Hope Through Hormones

Leigh,* a retired textile designer in Brooklyn, NY, is an example of how hormone therapy can make a big difference in mental health. She’d had several bouts of depression earlier in her life and was still on a low-dose antidepressant as she closed in on menopause at 57. Suddenly, she was hit with crippling despair. “I felt like my life was over, that everything interesting and good was now in the past,” Leigh recalls. She spent nearly a year under a dark cloud, accomplishing little, a period she calls her “lost year.” She felt isolated and alone, as if she were the only one struggling with this condition, until she joined a sympathetic online community. After she was put on hormone therapy by her gynecologist, she felt her mental health improve.

Then there’s Sara,* who—in the throes of perimenopause at age 54—walked through her front door one day after work and felt almost certain that some of her coworkers were standing in her kitchen. Sara knew they were not actually there, but the sensation remained through the evening and recurred from time to time after that. Every few weeks, she would be inundated with delusional thoughts that people were in her home or that someone was following her. “It was scary,” Sara says. “I knew the thoughts were wrong, but I couldn’t get rid of them.” At one point she was so sure she was being stalked that she called the police. Eventually, a doctor put her on hormone therapy and later also psychiatric medication, and the psychotic symptoms disappeared. After her frustrating and drawn-out experience with perimenopause, Amanda started the Facebook group Menopausing So Hard as a virtual support group for women. In two years, the group has amassed nearly 4,000 members, and more join every day. Pam Hohlbein, 50, had been in the group for several months when anxiety and depression struck her last year. She would lie in bed at night panicking about nothing or everything, and she woke up so depressed that even getting into the shower felt overwhelming. Although a nurse had told her several years before that she should stay away from hormone therapy because Pam’s great-grandmothers and other relatives had had breast cancer, she learned from the women in Amanda’s group that the risk was likely low, especially when weighed against the fallout from her despair. Pam finally sought out a gynecologist and asked for the hormones she knew could help her. Now, a few months after starting them, Pam is sleeping better, and she has rediscovered her zest for her business and her social life.

Photo credit: Krista Ellis Photography
Photo credit: Krista Ellis Photography

As for Amanda, she’s still on hormones and has returned to her old unstoppable ways. She and her husband are again hosting gatherings with friends. And she’s eagerly planning her next adventure: a trip to Morocco to ride camels and sandboard down the dunes.

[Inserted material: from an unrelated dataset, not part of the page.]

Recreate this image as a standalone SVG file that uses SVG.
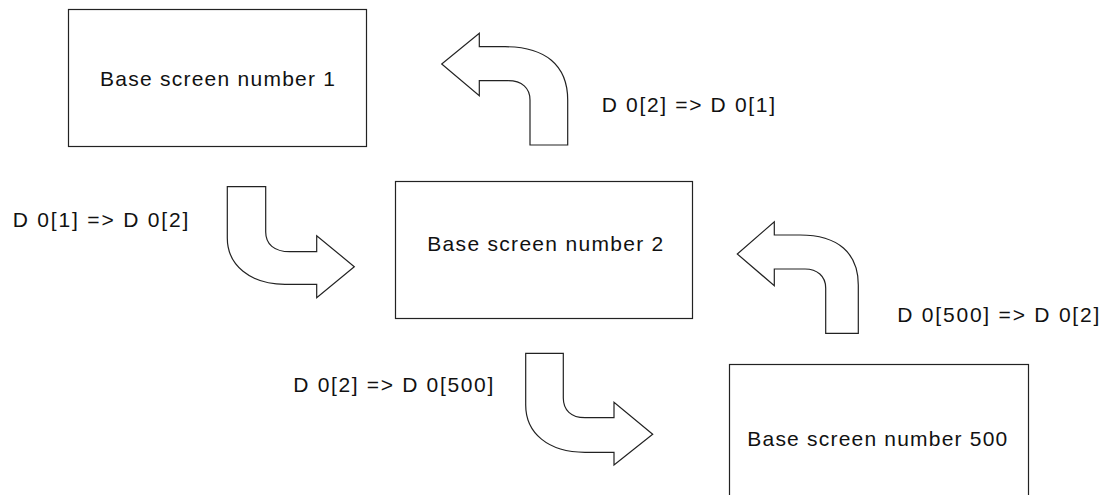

Amanda is determined to talk openly about her mental illness as a way to reach other women in menopause or perimenopause dealing with similar struggles.

“One of the biggest problems I experienced was feeling isolated, thinking nobody would understand what I was going through,” Amanda says. “When women find this group, they not only learn about solutions, but also finally understand that they’re not alone.”

*Some names have been changed for privacy.